Pinellas County celebrated the purchase in a news release Thursday and thanked Carter’s group for “exemplifying the power of community collaboration in achieving environmental goals.?"
“This is yet another example of Pinellas County collaborating with its residents to set aside vital land for future generations,” said Paul Cozzie, Pinellas County’s parks and conservation resources director, in the release.
Like neighboring Mariner Point, West Klosterman Preserve will be closed to the public for now and strictly set aside for habitat preservation.
“This status ensures the protection of its diverse ecosystems and the species that inhabit them,” the release states.

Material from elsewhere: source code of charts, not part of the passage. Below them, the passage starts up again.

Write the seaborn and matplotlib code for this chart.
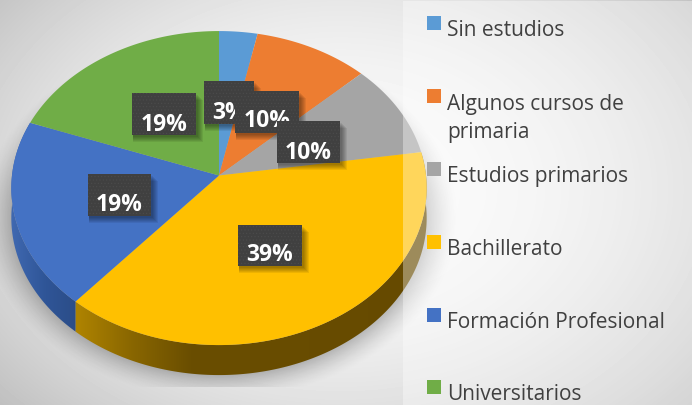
import numpy as np
import matplotlib.pyplot as plt
from matplotlib.patches import Polygon, Rectangle
import seaborn as sns

# Data: respondents per education level
categories = ["Sin estudios", "Algunos cursos de\nprimaria", "Estudios primarios",
              "Bachillerato", "Formación Profesional", "Universitarios"]
counts = [1, 3, 3, 12, 6, 6]
slice_colors = ["#5B9BD5", "#ED7D31", "#A5A5A5", "#FFC000", "#4472C4", "#70AD47"]

# Where each percentage box sits (left, top, right, bottom, text x, text y)
label_boxes = [(204, 82, 254, 125, 229, 119),
               (235, 92, 299, 134, 267, 127),
               (277, 122, 340, 164, 308, 159),
               (238, 226, 302, 267, 270, 261),
               (88, 175, 151, 217, 119, 211),
               (132, 94, 196, 136, 164, 131)]
legend_baselines = [36, 138, 182, 255, 328, 400]
legend_squares = [17, 90, 163, 236, 309, 381]

W, H = 692, 406
CX, CY = 219, 176.5  # apex of the pie on screen
RX, RY, TILT = 207, 156, 0.08
DEPTH = 30

sns.set_theme(style="white")
palette = sns.color_palette(slice_colors)
plt.rcParams['font.family'] = ['Open Sans', 'DejaVu Sans']
plt.rcParams['hatch.linewidth'] = 0.4


def rim(theta):
    # theta clockwise from 12 o'clock, tilted disc seen in perspective
    k = 1 + TILT * np.cos(theta)
    return CX + RX * np.sin(theta) / k, CY - RY * np.cos(theta) / k


fig = plt.figure(figsize=(W / 100, H / 100), dpi=100)
ax = fig.add_axes([0, 0, 1, 1])
ax.set_xlim(0, W)
ax.set_ylim(H, 0)
ax.axis('off')

# Background radial gradient
yy, xx = np.mgrid[0:H, 0:W]
d = np.sqrt(((xx - 340) / 420) ** 2 + ((yy - 190) / 300) ** 2)
bg = 0.985 - 0.2 * np.clip(d, 0, 1.2) ** 2
ax.imshow(bg, cmap='gray', vmin=0, vmax=1, extent=(0, W, H, 0), zorder=0, aspect='auto')

# Soft shadow under the pie, nothing above it
e = np.sqrt(((xx - 219) / 226) ** 2 + ((yy - 218) / 172) ** 2)
shadow = np.zeros((H, W, 4))
shadow[..., 3] = 0.28 * np.clip((1.06 - e) / 0.16, 0, 1) ** 1.5 * (yy < 388)
ax.imshow(shadow, extent=(0, W, H, 0), zorder=1, aspect='auto')

# Slice angles from the counts
edges = np.concatenate([[0], np.cumsum(counts)]) / sum(counts) * 2 * np.pi

# Side wall, yellow and blue slices are the only ones that show it
wall_stops = {3: (["#AD8200", "#8A6700", "#6A4E00", "#664A00"], [79, 130, 190, 426]),
              4: (["#3F68B0", "#2F5597", "#2B4C86"], [12, 45, 80])}
for i, (cols, xs) in wall_stops.items():
    t = np.linspace(edges[i], edges[i + 1], 200)
    x, y = rim(t)
    pts = np.column_stack([np.r_[x, x[::-1]], np.r_[y, y[::-1] + DEPTH]])
    poly = Polygon(pts, closed=True, facecolor='none', edgecolor='none', zorder=2)
    ax.add_patch(poly)
    rgb = np.array(sns.color_palette(cols))
    grad = np.column_stack([np.interp(np.arange(W), xs, rgb[:, c]) for c in range(3)])
    im = ax.imshow(grad[np.newaxis, :, :], extent=(0, W, H, 0), zorder=2, aspect='auto')
    im.set_clip_path(poly)

# Top of the pie
for i, col in enumerate(palette):
    t = np.linspace(edges[i], edges[i + 1], 200)
    x, y = rim(t)
    ax.fill(np.r_[CX, x], np.r_[CY, y], color=col, lw=0, zorder=3)

# Legend panel is a see-through white sheet over the pie
ax.add_patch(Rectangle((403, 2), W - 403, H, facecolor='white', alpha=0.36, lw=0, zorder=4))

# Percentage boxes
total = sum(counts)
for n, (x0, y0, x1, y1, tx, ty) in enumerate(label_boxes):
    z = 5 + n * 0.1
    for off in [7, 6, 5, 4, 3, 2]:
        ax.add_patch(Rectangle((x0 + 1, y0 + off), x1 - x0 + off - 1, y1 - y0, facecolor='black',
                               alpha=0.07, lw=0, zorder=z))
    ax.add_patch(Rectangle((x0, y0), x1 - x0, y1 - y0, facecolor='#404040', edgecolor='#4C4C4C',
                           hatch='.....', lw=0, zorder=z + 0.01))
    label = f"{round(100 * counts[n] / total)}%"
    txt = ax.text(tx, ty, label, color='white', fontsize=16.5, fontweight='bold',
                  ha='center', va='baseline', zorder=z + 0.02)
    txt.set_clip_path(Rectangle((x0, y0), x1 - x0, y1 - y0, transform=ax.transData))

# Legend
for name, col, base, top in zip(categories, palette, legend_baselines, legend_squares):
    ax.add_patch(Rectangle((427, top), 14, 14, facecolor=col, lw=0, zorder=6))
    ax.text(447, base, name, color='#404040', fontsize=15, ha='left', va='baseline',
            linespacing=1.42, zorder=6)

fig.savefig("out.png", dpi=100)
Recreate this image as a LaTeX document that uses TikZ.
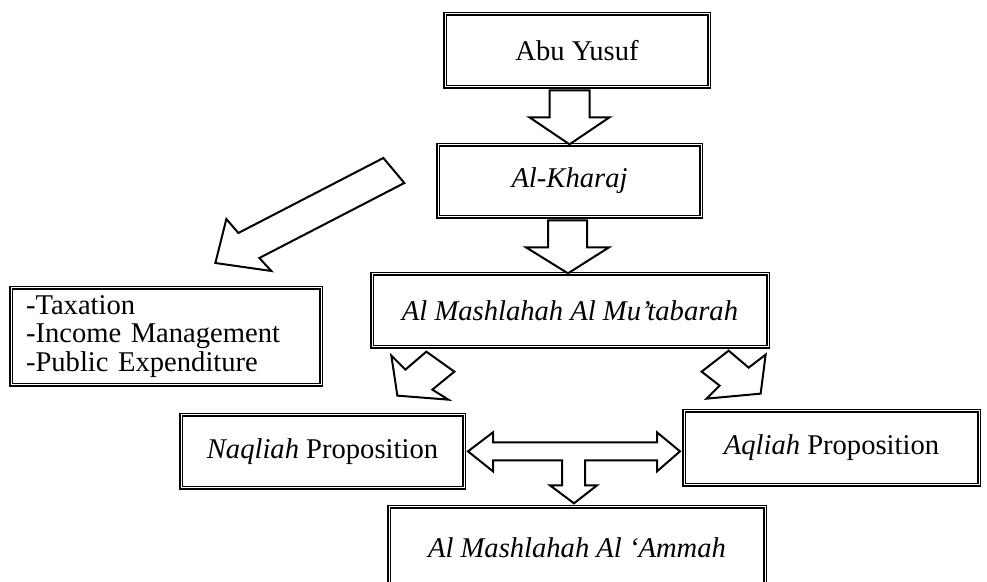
\documentclass[tikz,border=0pt]{standalone}
\usepackage{fontspec}
\setmainfont{Liberation Serif}
\usepackage{tikz}
\usetikzlibrary{positioning}

\begin{document}
\begin{tikzpicture}[x=0.5pt,y=-0.5pt,
  box/.style={draw, double, double distance=0.5pt, line width=0.65pt, fill=white,
    inner sep=0pt, font=\fontsize{14.3}{14.3}\selectfont},
  blockarrow/.style={draw, line width=1pt, fill=white, line join=miter}]
\useasboundingbox (0,0) rectangle (987,582);
% boxes
\node[box, minimum width=132pt, minimum height=36.5pt] (abu) at (577,50.5) {Abu Yusuf};
\node[box, minimum width=131.5pt, minimum height=36pt] (kharaj) at (569.5,181) {\textit{Al-Kharaj}};
\node[box, minimum width=198pt, minimum height=36.5pt] (mutabarah) at (570,310.5) {\textit{Al Mashlahah Al Mu’tabarah}};
\node[box, minimum height=48.5pt, text width=140pt, align=left, inner xsep=7.5pt] (tax) at (166,336.5)
  {-Taxation\\-Income Management\\-Public Expenditure};
\node[box, minimum width=141.5pt, minimum height=36.5pt] (naqliah) at (322.5,451.5) {\textit{Naqliah} Proposition};
\node[box, minimum width=147.5pt, minimum height=37pt] (aqliah) at (831.5,448) {\textit{Aqliah} Proposition};
\node[box, minimum width=188pt, minimum height=40.5pt] (ammah) at (577,547.5) {\textit{Al Mashlahah Al ‘Ammah}};
% arrows
\draw[blockarrow, shift={(kharaj.north)}] (-20,-54) -- (20,-54) -- (20,-27) -- (40,-27) -- (0,0)
  -- (-40,-27) -- (-20,-27) -- cycle;
\draw[blockarrow, shift={(mutabarah.north)}] (-22,-53) -- (17,-53) -- (17,-26) -- (39,-26) -- (-2,0)
  -- (-44,-26) -- (-22,-26) -- cycle;
\draw[blockarrow, shift={(kharaj.west)}] (-54,-23) -- (-199,52) -- (-211,38) -- (-222,82)
  -- (-166,90) -- (-178,77) -- (-33,2) -- cycle; %to the list
\draw[blockarrow, shift={(mutabarah.south west)}] (55,4) -- (83,24) -- (61,42) -- (77,52)
  -- (26,48) -- (20,8) -- (34,22) -- cycle;
\draw[blockarrow, shift={(mutabarah.south east)}] (-40,3) -- (-20,20) -- (-3,7) -- (-8,46)
  -- (-62,51) -- (-49,38) -- (-67,24) -- cycle;
\draw[blockarrow, shift={(ammah.north)}] (-109,-55) -- (-84,-74) -- (-84,-64) -- (80,-64) -- (80,-74)
  -- (103,-55) -- (80,-35) -- (80,-46) -- (8,-46) -- (8,-21) -- (20,-21) -- (-3,-3)
  -- (-27,-21) -- (-15,-21) -- (-15,-46) -- (-84,-46) -- (-84,-35) -- cycle;
\end{tikzpicture}
\end{document}
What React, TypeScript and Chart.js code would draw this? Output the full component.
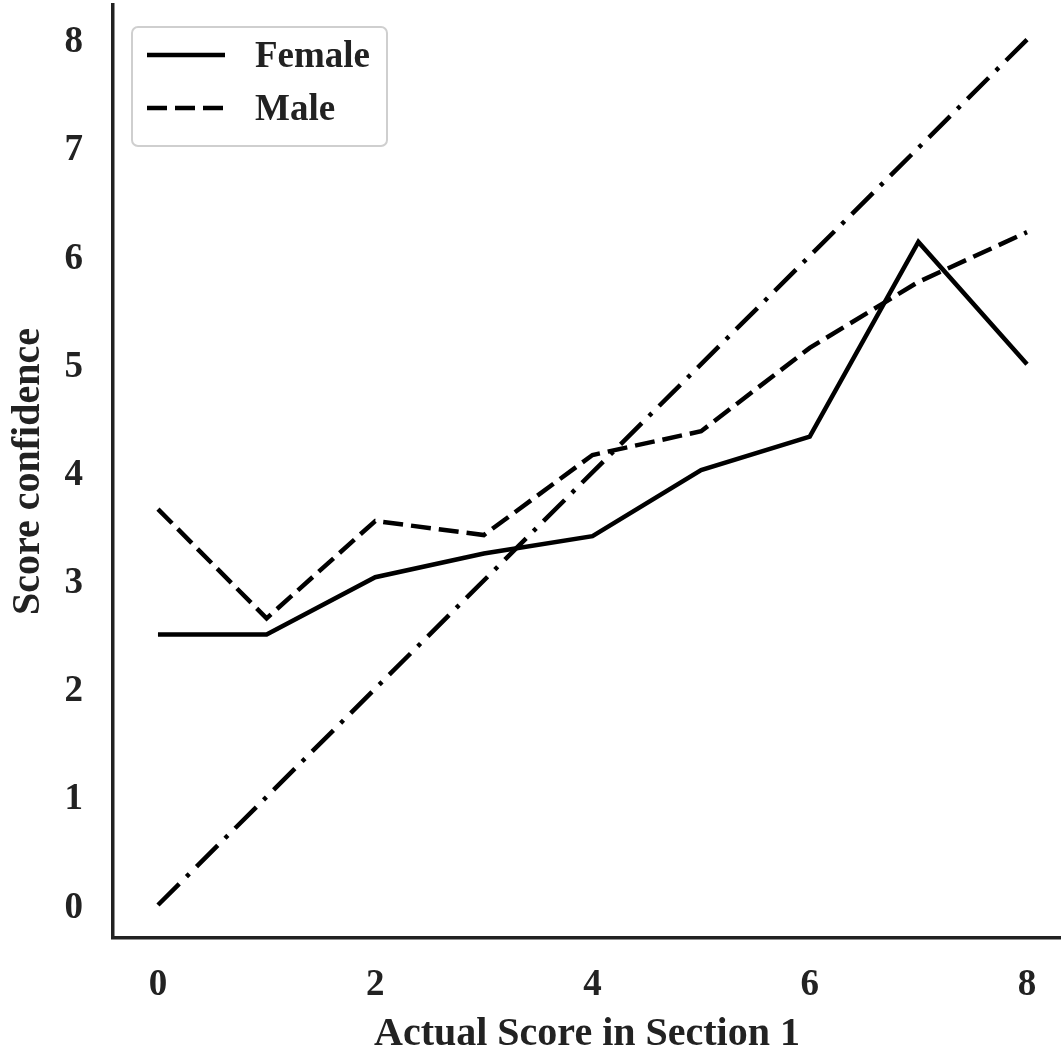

Carter, who sits on the county’s parks and conservation resources advisory board, has big plans for the site.
Once the county has removed invasive species and begun controlled burns to return the overgrown lot to its natural state, he’d like to see a trail snaking through the preserve that highlights flora and fauna that are endemic to the state, such as Florida rosemary, should the site become a park in the future. The rare plant is tucked at the end of the preserve’s overgrown path and would be the centerpiece of a future park.
“Development is making all of the good natural habitat that’s worth preserving disappear,” Carter said. “So many people who maybe would not have gone out of their way for an environmental preservation project adopted this one because it was such an obvious good idea.”